By far the most common weapon for the Saxon warrior was the spear. Since the spear head required only a relatively small amount of steel to make, it was the least expensive of the available weapons. It also took little training to learn how to use a spear effectively. The spear was used primarily as a thrusting weapon, with the opponent's head, face and throat being the primary targets. Spears could also be thrown.

For most Saxon warriors, a spear and a wooden shield were all the military equipment they had. Since iron ore was scarce and steel was very expensive, only the richest and most powerful of kings could afford to equip his comitatus with anything better. Beowulf, however, as the son of a king, could afford the best, and he was clad in chainmail armor. A shirt of chainmail, known as a “byrnie”, consisted of small iron rings, linked together to form a mesh. A single byrnie required as many as 35,000 individual rings, and weighed as much as 20 pounds.

Saxons used a type of helmet known as a “spangenhelm”, which is made of three metal strips riveted together to form a conical frame, with the triangular openings filled in with sheet metal or, sometimes, less expensive materials like wood, bone or rawhide. To protect the wearer's face, the helmets had a straight nosepiece that was riveted to the helmet. A curtain of chainmail, known as an “aventail”, was sometimes attached to the rim of the helmet, where it would dangle down and protect the neck and shoulders. Though swords were highly prized among Saxons, they were very rare, with only the wealthiest and most powerful of warriors being able to afford them. Swords were so highly valued that they were given personal names and were passed down as heirlooms from one generation to the next.  

In the Beowulf epic, two swords are mentioned by name. “Hrunting” is the sword owned by Unferth, a thane of King Hrothgar, who lends the sword to Beowulf when he challenges Grendel’s Mother. Although Hrunting had never failed in battle, Grendel’s Mother is protected by a magic spell which makes her immune to the sword.  

While fighting Grendel’s Mother, Beowulf finds a huge magical sword in the lair which, the poem says, no other man could have wielded.

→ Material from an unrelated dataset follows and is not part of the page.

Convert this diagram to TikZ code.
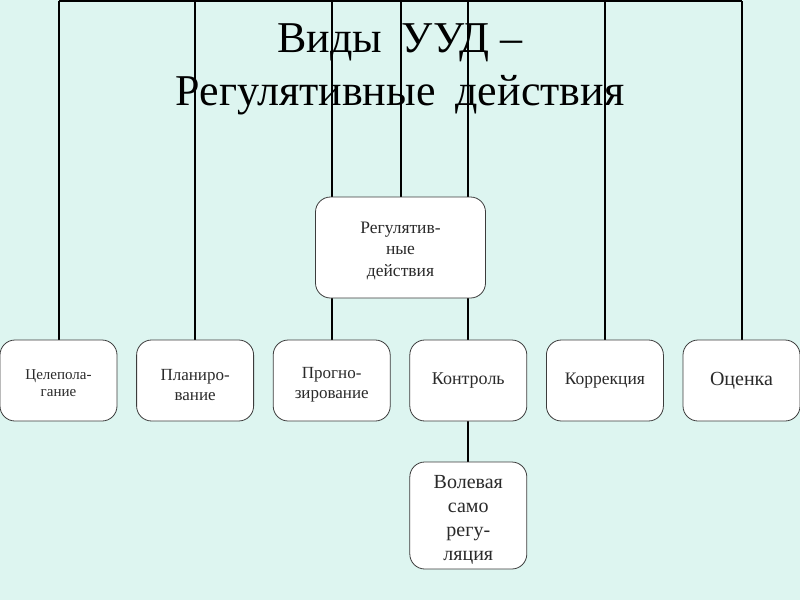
\documentclass[tikz,border=0pt]{standalone}
\usepackage{fontspec}
\setmainfont{Liberation Serif}
\usetikzlibrary{backgrounds}
\begin{document}
\begin{tikzpicture}[x=1pt, y=1pt, node distance=136.6pt]
    \definecolor{back-color}{HTML}{DDF5F0}
    \definecolor{edge-color}{HTML}{3C3C3C}
    \definecolor{word-color}{HTML}{2A2A2A}
    \tikzstyle{every node}=[font=\fontsize{17}{20}\selectfont, text=word-color]
    \tikzstyle{box} = [rectangle, draw=edge-color, line width=0.8pt, fill=white, text width=112pt, align=center, rounded corners=15pt, minimum width=117pt, minimum height=81pt, inner sep=0pt]
    \tikzstyle{link} = [line width=2pt, black]
    \useasboundingbox (0,0) rectangle (800,-600);
        \node (reg) [box, minimum width=170pt, minimum height=101pt, font=\fontsize{17.5}{21.5}\selectfont] at (400.5,-247.5) {\rule{0pt}{18pt}Регулятив-\\ные\\действия};
        \node (box1) [box, font=\fontsize{15}{17}\selectfont] at (58.5,-380.5) {\rule{0pt}{15pt}Целепола-\\гание};
        \node (box2) [box, right of=box1] {\rule{0pt}{20pt}Планиро-\\вание};
        \node (box3) [box, right of=box2] {\rule{0pt}{20pt}Прогно-\\зирование};
        \node (box4) [box, right of=box3, font=\fontsize{18}{18}\selectfont] {Контроль};
        \node (box5) [box, right of=box4, font=\fontsize{17.5}{18}\selectfont] {Коррекция};
        \node (box6) [box, right of=box5, font=\fontsize{20}{18}\selectfont] {Оценка};
        \node (will) [box, below of=box4, yshift=1.6pt, minimum height=107pt, font=\fontsize{20}{24}\selectfont] {\rule{0pt}{21pt}Волевая\\само\\регу-\\ляция};
        \begin{scope}[on background layer]
            \fill[back-color] (0,0) rectangle (800,-600);
            \node (title) at (400,-69) [font=\fontsize{44}{53}\selectfont, text=black, align=center] {Виды\hspace{20pt}УУД –\\Регулятивные\hspace{20pt}действия};
            \foreach \i in {1,...,6} {
                \coordinate (top\i) at (box\i.north |- 0,-1);
                \draw[link] (top\i) -- (box\i.north);
            }
            \coordinate (topc) at (reg.north |- 0,-1);
            \draw[link] (top1) -- (top6);
            \draw[link] (topc) -- (reg.north);
            \draw[link] (box4.south) -- (will.north);
        \end{scope}
\end{tikzpicture}
\end{document}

He uses the sword to cut off his opponent’s head, and the monster’s blood melts the steel blade completely, reducing the sword to just a hilt.

Later in life, as the King of the Geats, Beowulf uses his own sword “Naegling”, in combat with the fire wurm. He uses Naegling to chop off the dragon’s head, but the force of the blow also shatters the weapon’s blade.

The life of the Saxon thane, then, revolved around combat. In addition to supporting his king in raids and fighting with surrounding kingdoms, the thanes also fought with each other. Feuds over affairs of honor were commonplace, and if a member of one’s family were killed in such a feud, no thane would rest until revenge had been extracted, either with the death of the offender, or payment of a wergild or “man-price” as compensation, the value of which depended upon the social status of the person who was killed.  

In 1939, archeologists discovered a Saxon burial site near the English village of Sutton Hoo, which provided a rich glimpse into Saxon life. The burial is believed to be that of King Raedwald, who ruled East Anglia between 599 and 625 AD (the period during which the Beowulf events took place). The Sutton Hoo site was an elaborate burial – a large wooden ship was hauled up onto land, loaded with treasures, weapons, armor, and everyday objects, and then completely buried within a huge mound of earth. Many of the details of the Sutton Hoo burial match those described in the funeral of the mythical King of Sweden, Scyld Sefing, described in the beginning of Beowulf.